- Bardzo się cieszę, że będę miał wyższą emeryturę. Do tej pory miałem 1100 zł. Przyda mi się każdy grosz, bo wszystko drożeje w zastraszającym tempie. To, co teraz dostanę w ramach podwyżki, przeznaczę na zakup lepszych leków – mówi nam uradowany Zygmunt Igański (90 l.) z Siedlec, który nie może się już doczekać marca 2020 roku, kiedy dostanie już nie 1100 zł, ale 1200 zł brutto, czyli trochę ponad 1000 zł na rękę. O tym, że trwają prace nad podwyżką najniższych emerytur mówi nam wiceminister rodziny i pracy Stanisław Szwed. - Od 1 marca 2020 roku w związku z waloryzacją minimalna emerytura będzie wynosić 1200 zł brutto – zapewnia wiceszef resortu.

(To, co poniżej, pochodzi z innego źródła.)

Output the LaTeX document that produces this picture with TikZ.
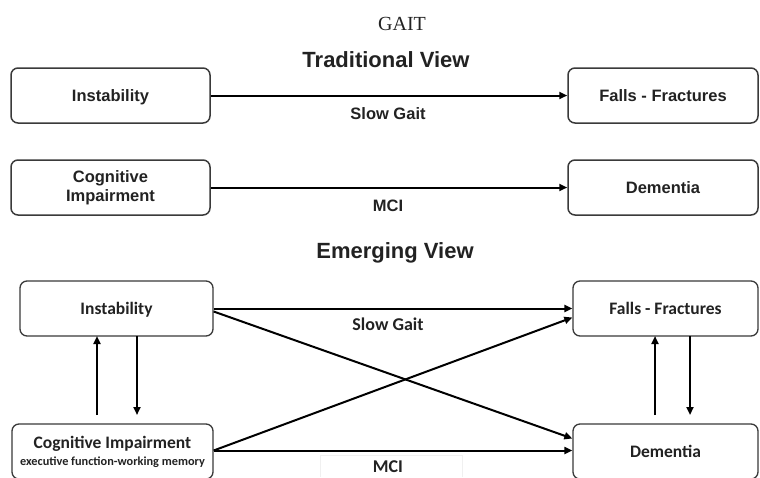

- Oprócz tego pracujemy nad trzynastą emeryturą jako ustawą, która będzie od kwietnia 2020 roku i czternastą emeryturą, która będzie od 2021 roku. Pracujemy w ministerstwie nad konkretnymi rozwiązaniami w tych sprawach – dodaje Stanisław Szwed.
- Każdy krok zmierzający do poprawy sytuacji emerytów o najniższych świadczeniach jest krokiem w dobrym kierunku. Podwyższenie najniższych emerytur będziemy traktować jednak jako pierwszy krok do dalszego podwyższania świadczeń minimalnych – komentuje nam szefowa Związku Emerytów i Rencistów Elżbieta Ostrowska.